I.B.M. told me the other day, that an organization that does not make you have faith in yourself, is not an organization worth having faith in.
I believe that this is true, about organizations, and about people. Periods of faithlessness are okay, as are all kinds of foul-weather in the sphere of relationships, but because self-esteem powers so much, it is hard to make it too long and too far grokking from other energy sources what self-esteem is supposed to power. When self-esteem gets too low, it is both hard to get self-esteem up again, and it often has complicated side effects. It is a lighthouse inside each person; without it, a person starts to fade away. It is a different effect, than a person making choices that diverge the person farther away from you. A person with little self-esteem is dimmer not just for you, but for everybody.
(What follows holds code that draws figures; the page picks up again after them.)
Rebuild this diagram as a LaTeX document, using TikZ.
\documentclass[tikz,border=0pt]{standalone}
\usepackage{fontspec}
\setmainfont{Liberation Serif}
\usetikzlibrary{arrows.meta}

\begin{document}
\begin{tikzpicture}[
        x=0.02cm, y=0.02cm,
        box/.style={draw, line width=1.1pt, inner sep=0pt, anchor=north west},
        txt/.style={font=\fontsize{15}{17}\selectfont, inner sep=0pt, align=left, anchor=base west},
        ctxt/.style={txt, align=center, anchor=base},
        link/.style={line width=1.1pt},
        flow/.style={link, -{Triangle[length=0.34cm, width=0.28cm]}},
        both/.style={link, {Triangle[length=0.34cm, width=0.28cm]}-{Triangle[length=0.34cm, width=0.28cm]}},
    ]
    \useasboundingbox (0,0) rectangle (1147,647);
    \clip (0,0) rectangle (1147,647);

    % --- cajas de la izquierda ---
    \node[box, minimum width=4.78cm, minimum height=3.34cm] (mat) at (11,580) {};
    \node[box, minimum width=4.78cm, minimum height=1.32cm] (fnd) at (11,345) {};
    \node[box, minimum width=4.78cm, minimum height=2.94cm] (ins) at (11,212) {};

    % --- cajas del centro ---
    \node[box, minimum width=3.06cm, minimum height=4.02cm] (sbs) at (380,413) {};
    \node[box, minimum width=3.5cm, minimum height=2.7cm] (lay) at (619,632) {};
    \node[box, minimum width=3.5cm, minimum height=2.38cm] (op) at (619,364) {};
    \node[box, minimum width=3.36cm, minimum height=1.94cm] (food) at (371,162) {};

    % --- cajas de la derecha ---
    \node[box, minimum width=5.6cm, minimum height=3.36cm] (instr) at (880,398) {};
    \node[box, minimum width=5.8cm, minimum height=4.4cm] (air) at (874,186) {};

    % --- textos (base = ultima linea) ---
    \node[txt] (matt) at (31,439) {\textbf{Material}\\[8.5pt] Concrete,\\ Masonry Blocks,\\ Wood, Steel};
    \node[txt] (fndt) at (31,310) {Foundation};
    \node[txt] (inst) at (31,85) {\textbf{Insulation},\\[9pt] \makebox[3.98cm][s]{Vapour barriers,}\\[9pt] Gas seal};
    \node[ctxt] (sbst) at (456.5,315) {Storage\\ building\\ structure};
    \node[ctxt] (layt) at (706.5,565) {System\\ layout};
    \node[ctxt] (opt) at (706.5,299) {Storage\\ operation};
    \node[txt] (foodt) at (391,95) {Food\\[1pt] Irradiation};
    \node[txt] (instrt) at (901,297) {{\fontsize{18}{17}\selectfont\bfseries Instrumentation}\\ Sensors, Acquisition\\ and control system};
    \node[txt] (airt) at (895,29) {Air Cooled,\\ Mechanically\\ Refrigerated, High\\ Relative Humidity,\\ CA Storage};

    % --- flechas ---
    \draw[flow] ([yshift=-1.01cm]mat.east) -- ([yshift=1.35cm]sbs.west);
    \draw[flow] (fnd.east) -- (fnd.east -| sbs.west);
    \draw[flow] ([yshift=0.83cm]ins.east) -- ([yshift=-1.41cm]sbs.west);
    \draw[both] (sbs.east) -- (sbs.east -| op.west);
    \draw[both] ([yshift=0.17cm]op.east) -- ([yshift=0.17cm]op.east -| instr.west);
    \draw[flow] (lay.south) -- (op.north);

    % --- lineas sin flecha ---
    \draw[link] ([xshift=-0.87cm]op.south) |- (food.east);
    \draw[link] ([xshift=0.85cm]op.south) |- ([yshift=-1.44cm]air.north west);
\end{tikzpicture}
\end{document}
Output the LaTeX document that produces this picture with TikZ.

Self-esteem is more than just feeling good about yourself. It has much more to do with your belief in your capacity to make things good, through both existence and the necessary movement and action that spurs from existence. In this sense, self-esteem is an antidote to both inaction and to nihilism. It is also why kicking a dog when he’s down, to get him to stand back up, often enough does not work (whereas giving him a small loan, or an interesting problem to solve, or a kind word, or possibly most importantly—trust—may work).
Self-esteem is very important. There are ways to cut, erase, or expunge it for a person, either on purpose or by accident. On purpose, it can be done to break down certain foundational structures for a person in order to replace them with your own ideas of what would be good for them—or what would be good for you. By accident, it can be done through carelessness: attacking parts of a person that are holding them up, too aggressively. It can be done through avoidance of your own problems, that then projects into erasing large parts of another person (for example, people who are too rough on themselves, to meet demanding competence goals, and over years erased parts of themselves, can cause the same erasure on another person’s softer parts when interacting with them).
I propose the self-esteem project as a research direction to outline how a person with moderate, full, or low self-esteem can get their self-esteem systems hijacked by external sources. The purpose of this project is both to teach people how to avoid the negative fallout from accidentally lowering the self-esteem of their friends and loved ones, and for people to learn how to be on the lookout for when this is happening to them, and to have adequate guards and tools for dealing with it. This starts with outlining the ideas and developing a vocabulary for talking about this more subtle form of violence.